(begin)
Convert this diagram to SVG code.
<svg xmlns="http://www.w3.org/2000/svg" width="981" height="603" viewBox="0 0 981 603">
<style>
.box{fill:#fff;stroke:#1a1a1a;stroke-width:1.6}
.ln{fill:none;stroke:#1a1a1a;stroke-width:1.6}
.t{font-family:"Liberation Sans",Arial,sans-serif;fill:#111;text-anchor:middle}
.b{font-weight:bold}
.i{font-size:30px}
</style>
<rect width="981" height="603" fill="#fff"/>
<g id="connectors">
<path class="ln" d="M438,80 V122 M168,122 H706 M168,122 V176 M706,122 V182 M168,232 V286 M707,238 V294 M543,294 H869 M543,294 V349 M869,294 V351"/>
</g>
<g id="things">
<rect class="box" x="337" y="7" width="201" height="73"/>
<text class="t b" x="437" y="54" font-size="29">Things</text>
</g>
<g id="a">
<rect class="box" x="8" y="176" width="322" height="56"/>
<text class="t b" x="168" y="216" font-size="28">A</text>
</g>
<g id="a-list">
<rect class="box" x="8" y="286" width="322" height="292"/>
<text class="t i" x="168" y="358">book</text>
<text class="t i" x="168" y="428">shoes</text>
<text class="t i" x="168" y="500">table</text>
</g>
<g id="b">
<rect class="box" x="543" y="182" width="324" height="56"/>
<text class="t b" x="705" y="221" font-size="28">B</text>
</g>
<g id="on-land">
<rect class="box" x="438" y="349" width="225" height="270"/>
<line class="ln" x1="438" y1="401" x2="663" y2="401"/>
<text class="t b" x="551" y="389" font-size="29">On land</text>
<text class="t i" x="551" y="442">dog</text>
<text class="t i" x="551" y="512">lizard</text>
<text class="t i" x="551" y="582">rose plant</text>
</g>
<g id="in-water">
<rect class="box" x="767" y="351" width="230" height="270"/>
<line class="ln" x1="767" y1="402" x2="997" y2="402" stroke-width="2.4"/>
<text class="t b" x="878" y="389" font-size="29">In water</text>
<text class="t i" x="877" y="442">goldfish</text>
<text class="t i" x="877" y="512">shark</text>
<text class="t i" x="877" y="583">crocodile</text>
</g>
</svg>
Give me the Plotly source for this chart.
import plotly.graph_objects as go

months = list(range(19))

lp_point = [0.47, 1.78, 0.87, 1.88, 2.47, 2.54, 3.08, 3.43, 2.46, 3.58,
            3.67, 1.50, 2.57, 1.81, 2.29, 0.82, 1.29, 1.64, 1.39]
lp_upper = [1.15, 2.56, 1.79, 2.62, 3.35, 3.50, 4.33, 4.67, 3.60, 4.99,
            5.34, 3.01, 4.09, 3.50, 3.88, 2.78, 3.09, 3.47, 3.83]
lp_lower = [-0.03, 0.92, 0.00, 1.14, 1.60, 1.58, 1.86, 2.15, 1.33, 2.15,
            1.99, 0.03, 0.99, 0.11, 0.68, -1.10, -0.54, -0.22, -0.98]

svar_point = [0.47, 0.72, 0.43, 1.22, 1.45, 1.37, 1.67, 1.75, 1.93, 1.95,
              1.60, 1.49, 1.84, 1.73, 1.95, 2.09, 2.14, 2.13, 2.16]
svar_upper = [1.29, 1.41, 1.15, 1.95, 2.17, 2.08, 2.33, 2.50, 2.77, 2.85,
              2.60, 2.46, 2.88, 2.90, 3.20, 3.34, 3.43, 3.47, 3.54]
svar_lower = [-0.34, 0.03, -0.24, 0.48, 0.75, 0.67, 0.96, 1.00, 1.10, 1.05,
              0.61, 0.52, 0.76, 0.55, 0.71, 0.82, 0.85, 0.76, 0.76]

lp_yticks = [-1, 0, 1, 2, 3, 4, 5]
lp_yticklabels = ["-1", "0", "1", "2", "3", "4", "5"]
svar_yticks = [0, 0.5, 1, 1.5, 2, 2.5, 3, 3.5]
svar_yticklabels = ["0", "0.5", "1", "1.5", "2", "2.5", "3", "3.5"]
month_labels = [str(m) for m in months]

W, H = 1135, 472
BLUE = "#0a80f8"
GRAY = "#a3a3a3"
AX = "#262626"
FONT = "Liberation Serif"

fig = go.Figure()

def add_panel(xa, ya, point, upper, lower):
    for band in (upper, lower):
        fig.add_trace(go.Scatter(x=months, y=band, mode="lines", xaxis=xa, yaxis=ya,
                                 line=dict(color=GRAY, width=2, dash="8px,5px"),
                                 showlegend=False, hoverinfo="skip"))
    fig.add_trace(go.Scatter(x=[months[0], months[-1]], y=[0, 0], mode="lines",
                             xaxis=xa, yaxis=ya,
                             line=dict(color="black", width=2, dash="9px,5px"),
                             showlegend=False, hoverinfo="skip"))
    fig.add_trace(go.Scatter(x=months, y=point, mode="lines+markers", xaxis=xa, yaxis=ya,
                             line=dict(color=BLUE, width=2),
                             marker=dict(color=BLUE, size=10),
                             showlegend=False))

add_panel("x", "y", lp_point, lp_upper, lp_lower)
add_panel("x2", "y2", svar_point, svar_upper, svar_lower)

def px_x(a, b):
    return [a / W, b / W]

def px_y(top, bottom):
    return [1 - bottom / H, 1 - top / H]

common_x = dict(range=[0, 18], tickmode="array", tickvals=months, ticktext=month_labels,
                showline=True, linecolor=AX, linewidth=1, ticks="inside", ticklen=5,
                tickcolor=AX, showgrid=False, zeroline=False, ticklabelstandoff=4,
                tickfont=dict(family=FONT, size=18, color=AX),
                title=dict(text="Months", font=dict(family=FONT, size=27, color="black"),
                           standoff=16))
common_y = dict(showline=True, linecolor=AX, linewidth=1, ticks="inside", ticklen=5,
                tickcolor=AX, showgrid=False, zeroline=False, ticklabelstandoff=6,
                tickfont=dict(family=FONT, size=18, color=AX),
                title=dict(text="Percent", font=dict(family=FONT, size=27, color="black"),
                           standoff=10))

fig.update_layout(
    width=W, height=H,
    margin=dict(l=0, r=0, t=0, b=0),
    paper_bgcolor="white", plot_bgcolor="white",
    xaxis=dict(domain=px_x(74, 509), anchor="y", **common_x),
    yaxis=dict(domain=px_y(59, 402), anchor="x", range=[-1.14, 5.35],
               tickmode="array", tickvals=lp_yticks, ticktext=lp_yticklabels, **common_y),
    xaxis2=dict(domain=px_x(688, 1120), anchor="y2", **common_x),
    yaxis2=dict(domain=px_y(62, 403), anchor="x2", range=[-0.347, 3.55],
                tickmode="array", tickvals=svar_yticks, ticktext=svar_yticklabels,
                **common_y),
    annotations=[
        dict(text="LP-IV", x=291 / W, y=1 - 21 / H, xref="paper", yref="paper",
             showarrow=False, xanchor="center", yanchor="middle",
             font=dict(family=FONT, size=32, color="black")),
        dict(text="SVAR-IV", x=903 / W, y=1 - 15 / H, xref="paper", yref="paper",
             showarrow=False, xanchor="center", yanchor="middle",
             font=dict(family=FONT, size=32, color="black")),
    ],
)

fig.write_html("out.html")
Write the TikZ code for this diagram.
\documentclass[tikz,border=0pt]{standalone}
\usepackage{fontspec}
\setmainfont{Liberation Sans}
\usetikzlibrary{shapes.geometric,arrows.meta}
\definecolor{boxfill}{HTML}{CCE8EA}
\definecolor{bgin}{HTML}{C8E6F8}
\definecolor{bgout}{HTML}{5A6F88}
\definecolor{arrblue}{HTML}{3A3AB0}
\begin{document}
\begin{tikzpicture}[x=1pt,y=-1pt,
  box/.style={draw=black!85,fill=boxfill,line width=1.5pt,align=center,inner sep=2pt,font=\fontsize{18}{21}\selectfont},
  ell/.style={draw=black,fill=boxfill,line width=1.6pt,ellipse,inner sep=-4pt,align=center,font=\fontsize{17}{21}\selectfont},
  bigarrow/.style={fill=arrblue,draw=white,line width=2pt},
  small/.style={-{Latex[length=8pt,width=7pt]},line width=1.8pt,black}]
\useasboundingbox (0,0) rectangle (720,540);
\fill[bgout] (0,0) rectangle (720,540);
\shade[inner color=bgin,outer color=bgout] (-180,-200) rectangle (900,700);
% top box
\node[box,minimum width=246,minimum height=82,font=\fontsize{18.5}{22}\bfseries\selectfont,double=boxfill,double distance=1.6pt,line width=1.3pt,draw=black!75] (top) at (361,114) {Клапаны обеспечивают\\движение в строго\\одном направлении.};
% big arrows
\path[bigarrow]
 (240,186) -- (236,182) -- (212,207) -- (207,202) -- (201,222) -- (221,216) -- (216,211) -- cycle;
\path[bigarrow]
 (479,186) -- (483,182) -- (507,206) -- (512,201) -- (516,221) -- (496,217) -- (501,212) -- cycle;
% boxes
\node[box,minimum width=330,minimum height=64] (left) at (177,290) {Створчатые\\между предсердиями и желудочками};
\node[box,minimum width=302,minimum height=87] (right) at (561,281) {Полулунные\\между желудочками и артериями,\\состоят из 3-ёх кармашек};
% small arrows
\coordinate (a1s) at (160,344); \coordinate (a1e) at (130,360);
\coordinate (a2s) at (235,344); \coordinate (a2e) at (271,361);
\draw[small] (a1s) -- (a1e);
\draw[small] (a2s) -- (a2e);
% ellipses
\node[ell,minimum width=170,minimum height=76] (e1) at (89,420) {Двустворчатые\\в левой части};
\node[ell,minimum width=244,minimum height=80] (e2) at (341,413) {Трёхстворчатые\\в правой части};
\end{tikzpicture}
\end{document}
(end)
Aim
In the listing above, find the line containing "Give me the Plotly source for this chart." and the line containing "fig = go.Figure()", then repeat those two lines and everything between them exactly.

Right answer
Give me the Plotly source for this chart.
import plotly.graph_objects as go

months = list(range(19))

lp_point = [0.47, 1.78, 0.87, 1.88, 2.47, 2.54, 3.08, 3.43, 2.46, 3.58,
            3.67, 1.50, 2.57, 1.81, 2.29, 0.82, 1.29, 1.64, 1.39]
lp_upper = [1.15, 2.56, 1.79, 2.62, 3.35, 3.50, 4.33, 4.67, 3.60, 4.99,
            5.34, 3.01, 4.09, 3.50, 3.88, 2.78, 3.09, 3.47, 3.83]
lp_lower = [-0.03, 0.92, 0.00, 1.14, 1.60, 1.58, 1.86, 2.15, 1.33, 2.15,
            1.99, 0.03, 0.99, 0.11, 0.68, -1.10, -0.54, -0.22, -0.98]

svar_point = [0.47, 0.72, 0.43, 1.22, 1.45, 1.37, 1.67, 1.75, 1.93, 1.95,
              1.60, 1.49, 1.84, 1.73, 1.95, 2.09, 2.14, 2.13, 2.16]
svar_upper = [1.29, 1.41, 1.15, 1.95, 2.17, 2.08, 2.33, 2.50, 2.77, 2.85,
              2.60, 2.46, 2.88, 2.90, 3.20, 3.34, 3.43, 3.47, 3.54]
svar_lower = [-0.34, 0.03, -0.24, 0.48, 0.75, 0.67, 0.96, 1.00, 1.10, 1.05,
              0.61, 0.52, 0.76, 0.55, 0.71, 0.82, 0.85, 0.76, 0.76]

lp_yticks = [-1, 0, 1, 2, 3, 4, 5]
lp_yticklabels = ["-1", "0", "1", "2", "3", "4", "5"]
svar_yticks = [0, 0.5, 1, 1.5, 2, 2.5, 3, 3.5]
svar_yticklabels = ["0", "0.5", "1", "1.5", "2", "2.5", "3", "3.5"]
month_labels = [str(m) for m in months]

W, H = 1135, 472
BLUE = "#0a80f8"
GRAY = "#a3a3a3"
AX = "#262626"
FONT = "Liberation Serif"

fig = go.Figure()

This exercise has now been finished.